* **SUPPLIED DATA**
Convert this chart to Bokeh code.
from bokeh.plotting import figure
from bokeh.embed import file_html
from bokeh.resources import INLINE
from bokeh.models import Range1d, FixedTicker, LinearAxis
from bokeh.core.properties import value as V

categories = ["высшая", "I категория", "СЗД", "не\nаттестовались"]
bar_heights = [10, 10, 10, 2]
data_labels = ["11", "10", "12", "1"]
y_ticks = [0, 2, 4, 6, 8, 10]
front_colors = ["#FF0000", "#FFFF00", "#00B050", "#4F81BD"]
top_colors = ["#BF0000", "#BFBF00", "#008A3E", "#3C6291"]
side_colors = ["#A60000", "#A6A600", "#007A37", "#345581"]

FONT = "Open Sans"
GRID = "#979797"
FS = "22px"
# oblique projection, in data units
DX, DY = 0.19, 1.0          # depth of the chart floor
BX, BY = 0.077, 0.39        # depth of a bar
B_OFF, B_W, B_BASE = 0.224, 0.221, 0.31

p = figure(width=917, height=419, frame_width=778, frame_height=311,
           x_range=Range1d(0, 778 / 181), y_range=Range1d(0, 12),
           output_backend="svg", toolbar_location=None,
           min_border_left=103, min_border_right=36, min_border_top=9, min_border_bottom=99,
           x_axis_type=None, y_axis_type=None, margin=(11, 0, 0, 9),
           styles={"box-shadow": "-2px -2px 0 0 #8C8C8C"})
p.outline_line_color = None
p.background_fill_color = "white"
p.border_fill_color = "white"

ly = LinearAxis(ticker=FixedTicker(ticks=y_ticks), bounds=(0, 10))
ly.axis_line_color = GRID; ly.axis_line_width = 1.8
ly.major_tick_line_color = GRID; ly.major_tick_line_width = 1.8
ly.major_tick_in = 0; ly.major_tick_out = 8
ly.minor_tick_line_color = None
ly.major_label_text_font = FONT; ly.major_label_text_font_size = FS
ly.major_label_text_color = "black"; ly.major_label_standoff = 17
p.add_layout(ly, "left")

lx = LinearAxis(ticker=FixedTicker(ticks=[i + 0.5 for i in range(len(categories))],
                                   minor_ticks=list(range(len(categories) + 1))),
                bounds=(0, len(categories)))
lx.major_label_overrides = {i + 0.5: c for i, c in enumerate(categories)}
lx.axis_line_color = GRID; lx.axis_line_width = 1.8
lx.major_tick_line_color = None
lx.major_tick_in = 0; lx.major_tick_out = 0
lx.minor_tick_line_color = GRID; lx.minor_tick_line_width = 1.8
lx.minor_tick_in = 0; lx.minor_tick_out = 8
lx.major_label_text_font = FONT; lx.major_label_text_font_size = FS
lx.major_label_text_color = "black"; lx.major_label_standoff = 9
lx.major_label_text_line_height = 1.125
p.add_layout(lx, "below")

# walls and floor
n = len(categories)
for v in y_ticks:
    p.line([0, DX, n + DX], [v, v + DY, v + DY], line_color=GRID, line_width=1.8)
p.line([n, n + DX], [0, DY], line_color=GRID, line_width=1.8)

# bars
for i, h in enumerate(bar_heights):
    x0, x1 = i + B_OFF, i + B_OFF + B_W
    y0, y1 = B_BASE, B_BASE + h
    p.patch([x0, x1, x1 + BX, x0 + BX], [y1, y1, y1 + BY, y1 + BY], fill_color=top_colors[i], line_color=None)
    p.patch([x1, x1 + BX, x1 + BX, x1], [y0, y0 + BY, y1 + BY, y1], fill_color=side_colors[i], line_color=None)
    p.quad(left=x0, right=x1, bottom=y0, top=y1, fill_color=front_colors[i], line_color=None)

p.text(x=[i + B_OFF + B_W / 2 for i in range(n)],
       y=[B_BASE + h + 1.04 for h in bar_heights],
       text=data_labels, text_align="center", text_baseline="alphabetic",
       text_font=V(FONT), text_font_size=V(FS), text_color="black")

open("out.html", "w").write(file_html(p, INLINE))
* * *
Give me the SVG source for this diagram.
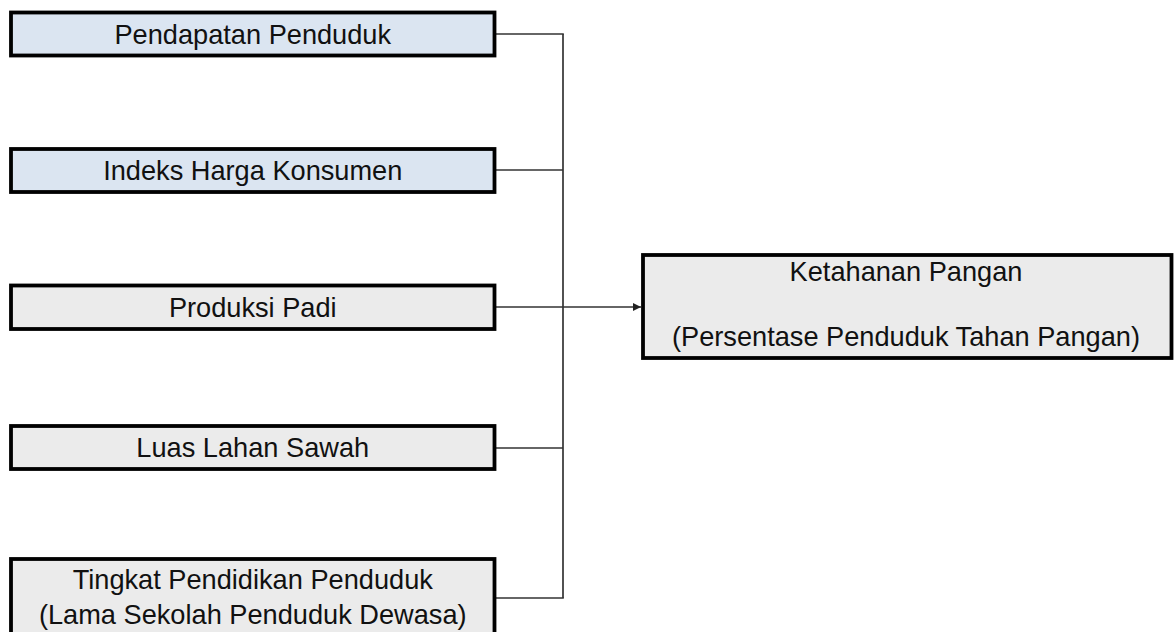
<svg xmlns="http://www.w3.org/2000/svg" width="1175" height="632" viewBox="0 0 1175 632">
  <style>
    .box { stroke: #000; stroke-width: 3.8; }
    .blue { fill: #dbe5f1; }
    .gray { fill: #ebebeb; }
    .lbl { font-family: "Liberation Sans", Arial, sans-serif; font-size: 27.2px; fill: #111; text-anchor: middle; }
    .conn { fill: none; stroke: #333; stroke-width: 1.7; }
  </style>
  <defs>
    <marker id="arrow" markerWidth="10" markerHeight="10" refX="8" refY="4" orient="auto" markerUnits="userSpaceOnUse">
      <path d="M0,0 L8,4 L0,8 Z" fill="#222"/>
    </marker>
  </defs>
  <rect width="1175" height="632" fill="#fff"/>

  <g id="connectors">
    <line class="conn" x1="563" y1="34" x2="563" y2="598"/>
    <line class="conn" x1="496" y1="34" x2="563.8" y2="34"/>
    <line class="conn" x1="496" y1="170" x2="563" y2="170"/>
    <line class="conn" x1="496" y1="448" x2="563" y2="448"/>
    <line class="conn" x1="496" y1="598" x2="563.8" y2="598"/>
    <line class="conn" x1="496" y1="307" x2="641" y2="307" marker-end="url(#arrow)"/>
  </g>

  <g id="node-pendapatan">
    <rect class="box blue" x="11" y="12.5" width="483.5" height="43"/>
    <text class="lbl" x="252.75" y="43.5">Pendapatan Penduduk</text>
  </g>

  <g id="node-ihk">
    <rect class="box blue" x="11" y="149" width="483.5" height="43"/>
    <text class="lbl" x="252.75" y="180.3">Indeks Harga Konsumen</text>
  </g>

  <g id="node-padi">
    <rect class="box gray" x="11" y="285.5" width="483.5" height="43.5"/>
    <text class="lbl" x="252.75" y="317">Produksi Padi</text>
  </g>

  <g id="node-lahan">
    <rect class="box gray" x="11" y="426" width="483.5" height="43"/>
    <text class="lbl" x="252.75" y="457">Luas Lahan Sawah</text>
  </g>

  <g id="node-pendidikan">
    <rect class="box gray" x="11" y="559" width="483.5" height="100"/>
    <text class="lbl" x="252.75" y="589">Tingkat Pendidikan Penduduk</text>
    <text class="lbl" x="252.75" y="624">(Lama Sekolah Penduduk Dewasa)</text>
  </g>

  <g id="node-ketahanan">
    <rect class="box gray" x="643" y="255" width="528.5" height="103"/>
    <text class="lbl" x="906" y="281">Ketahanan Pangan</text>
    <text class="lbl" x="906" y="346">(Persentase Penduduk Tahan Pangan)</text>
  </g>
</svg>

* **TASK PROMPT**
Nothing but the lines from the line that contains "Convert this chart to Bokeh code." through the line that contains "from bokeh.core.properties import value as V" should be given again, each exactly as it stands, both ends included.

* **COMPLETED EXERCISE**
Convert this chart to Bokeh code.
from bokeh.plotting import figure
from bokeh.embed import file_html
from bokeh.resources import INLINE
from bokeh.models import Range1d, FixedTicker, LinearAxis
from bokeh.core.properties import value as V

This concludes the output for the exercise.